O boicote ao fast fashion como algo nem tão revolucionário assim: niilismo ou consciência de classe? 

A crise climática que vivenciamos pode ser atribuída a diversos fatores, alguns deles são as questões relacionadas às indústrias que geram resíduos sólidos e desperdiçam água. A indústria da moda é uma das mais prejudiciais nesses quesitos. Nesse sentido, quais medidas podemos tomar para reverter a situação causada por essa indústria? Uma possível solução seria parar de consumir produtos de empresas que seguem o sistema chamado de fast fashion. Mas será que somos nós aqueles que vão fazer algo capaz de mudar o contexto apresentado?

Por Sofia Leite

Sapato descartado no imenso lixão fashion do Deserto do Atacama, no Chile. A produção de resíduos sólidos é uma das principais problemáticas envolvendo a indústria da moda – Foto: Christian Cravo/Reprodução Revista Piauí-Twitter

Nos últimos tempos, incêndios florestais no Canadá fizeram com que voltássemos a falar sobre a crise climática que se alastra pelo mundo. E quando esse debate está em voga, lembramos sempre da indústria da moda e de seus prejuízos para o meio ambiente. No entanto, quando refletimos sobre essa questão, será que sabemos para onde direcionar a responsabilidade pela resolução dela?

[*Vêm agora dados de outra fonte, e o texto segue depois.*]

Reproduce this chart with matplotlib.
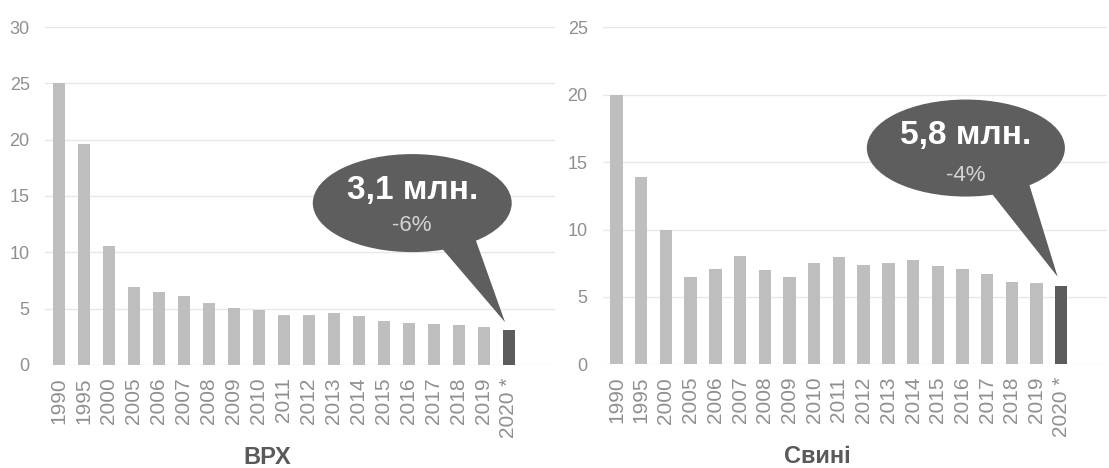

Falar da indústria da moda é falar da segunda indústria que mais gasta água a nível mundial, perdendo apenas para a agropecuária. Além disso, ainda produz resíduos sólidos desenfreadamente. Essas problemáticas existem, em parte, por conta do sistema de fast fashion*, que é a produção em massa, de forma rápida, de itens de vestuário, muitas vezes fazendo uso de trabalho análogo à escravidão. Essa rapidez, exigida pelo modo de produção capitalista, faz com que não se dê importância para a qualidade das peças produzidas, já que dedicar a isso algum esforço seria perda de tempo e, consequentemente, de dinheiro.

Com todos esses problemas em vista, que percebemos serem advindos do fast fashion, o mais lógico seria parar de consumir produtos feitos dessa forma e lutar para que as outras pessoas não os consumam também. Entretanto, ao analisar essa solução com um outro olhar, é possível entender que se trata de algo extremamente elitista. Lutar para que haja um boicote contra marcas como C&A, Renner e Riachuelo é muito injusto com boa parte da população brasileira.

O Brasil é um dos países mais desiguais do mundo, segundo estudo realizado pelo World Inequality Lab (Laboratório das Desigualdades Mundiais). Em um país tão discrepante assim, podemos imaginar que roupas produzidas em um sistema de slow fashion*, o contrário do fast fashion, não são acessíveis para todos, já que elas precisam ser mais caras para compensar os custos maiores nas etapas de fabricação.

Além disso, a realidade de muitos brasileiros é não comprar roupa nova de jeito nenhum, porque não sobra dinheiro para isso no final do mês. A solução encontrada por essas pessoas é reutilizar roupas de parentes que, por algum motivo, não servem mais para eles. Essa é uma forma muito sustentável de consumo, que convencionamos chamar de moda circular. A moda circular consiste nas formas que encontramos de prolongar a vida útil de uma peça, seja comprando em brechó, seja usando as roupas que os familiares já não querem mais.

Mas será que essas pessoas não deveriam ter direito a roupas novas? Quando você é privado a vida inteira de ter acesso a itens novos por conta da falta de dinheiro, o ato de vestir algo que ninguém nunca usou se torna muito simbólico. Em um país tão desigual como o nosso, esse ato pode ser visto como um símbolo de ascensão social. E, muitas vezes, a parte da população que passa por essa situação de privação só vai conseguir realizar isso por meio de marcas que usam o sistema de fast fashion, já que elas conseguem cobrar um preço menor por seus produtos. Então, será que podemos culpar essas pessoas por praticarem esse tipo de consumo?

O que não entra no discurso da luta contra o fast fashion é que os maiores responsáveis pelos danos ambientais que ele causa não são os consumidores. Ações individuais, como parar de comprar de marcas que fazem uso desse sistema, não vão salvar o planeta da crise climática. Os únicos que podem mudar alguma coisa dentro desse contexto são os integrantes das classes mais altas que estão por trás das escolhas feitas por essas marcas. 

Não acreditar nas ações individuais como solução para problemas como a crise climática não é ter pouca fé ou ser niilista, que seria ter um olhar pessimista em relação à vida e uma descrença nos valores e princípios criados socialmente. Na realidade, não acreditar nesse boicote ao fast fashion é apenas ter consciência de classe e saber que o poder está todo nas mãos dos grandes empresários que comandam a máquina capitalista.

*Termos usados no mundo da moda. Em português significam, respectivamente, moda rápida e moda lenta.